While the invention has been described in connection with what is presently considered to be the most practical and preferred embodiment, it is to be understood that the invention is not to be limited to the disclosed embodiment, but on the contrary, is intended to cover various modifications and equivalent arrangements included within the spirit and scope of the appended claims.

Claims

1. A cross-fire tube for connecting adjacent combustors in a gas turbine, the cross-fire tube comprising a hollow tubular body having opposite free ends, said hollow tubular body having a substantially circular cross-sectional shape with a mid-section of the tube having one or more diameters, and further comprising a plurality of purge air holes located in said mid-section, and tapering continuously from said mid-section in opposite directions to opposite free ends which have diameters smaller than all of said one or more diameters in said mid-section such that when purge air flows through said plurality of purge holes, the purge air is accelerated as it flows toward said opposite free ends to thereby provide in use, uniform distribution of the purge air to obstruct flow of hot combustion gas and unburned fuel between adjacent combustion chambers.

2. The cross-fire tube of claim 1 wherein said plurality of purge air holes comprise six holes equally spaced about said mid-section.

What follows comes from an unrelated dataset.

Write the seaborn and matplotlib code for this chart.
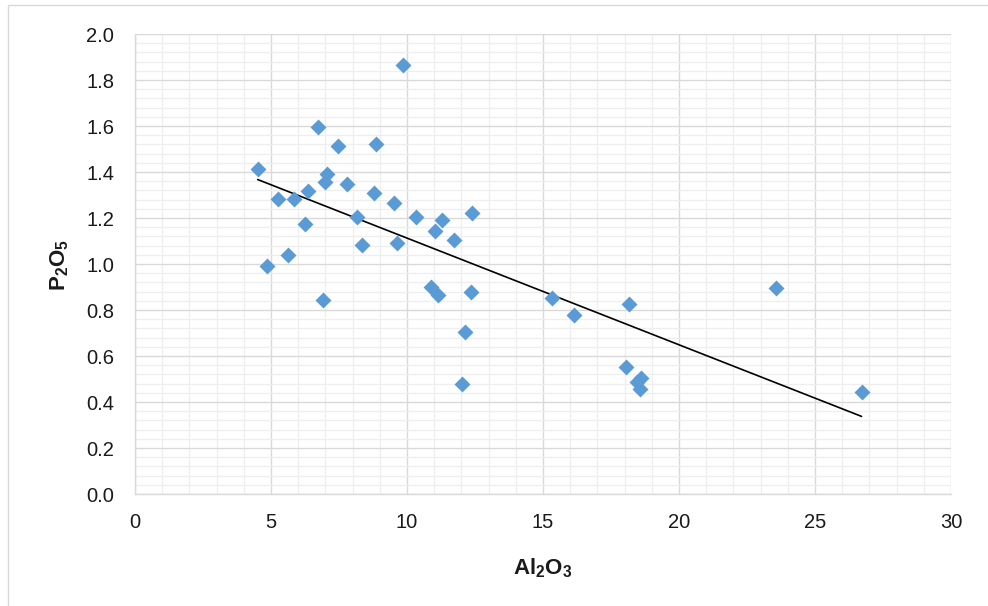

3. The cross-fire tube of claim 1 wherein said hollow tubular body is formed in two sections joined at said mid-section.

4. The cross-fire tube of claim 3 wherein said two sections include a male section and a female section, said male section telescopingly received within said female section at said mid-section.

5. The cross-fire tube of claim 4 wherein said air purge holes are provided in said male section, axially adjacent an edge of said female section.

6. The cross-fire tube of claim 4 wherein said maximum diameter is about two inches.

7. The cross-fire tube of claim 6 wherein minimum diameters at opposite ends of said tubular body are about one inch.

8. The cross-fire tube of claim 7 wherein each purge hole has a diameter of about 0.29 inch.

9. The cross-fire tube of claim 4 wherein said minimum diameters at opposite ends of said tubular body are about one inch.

10. The cross-fire tube of claim 9 wherein each purge hole has a diameter of about 0.29 inch.

11. The cross-fire tube of claim 8 wherein said tube has a length of about 15 inches.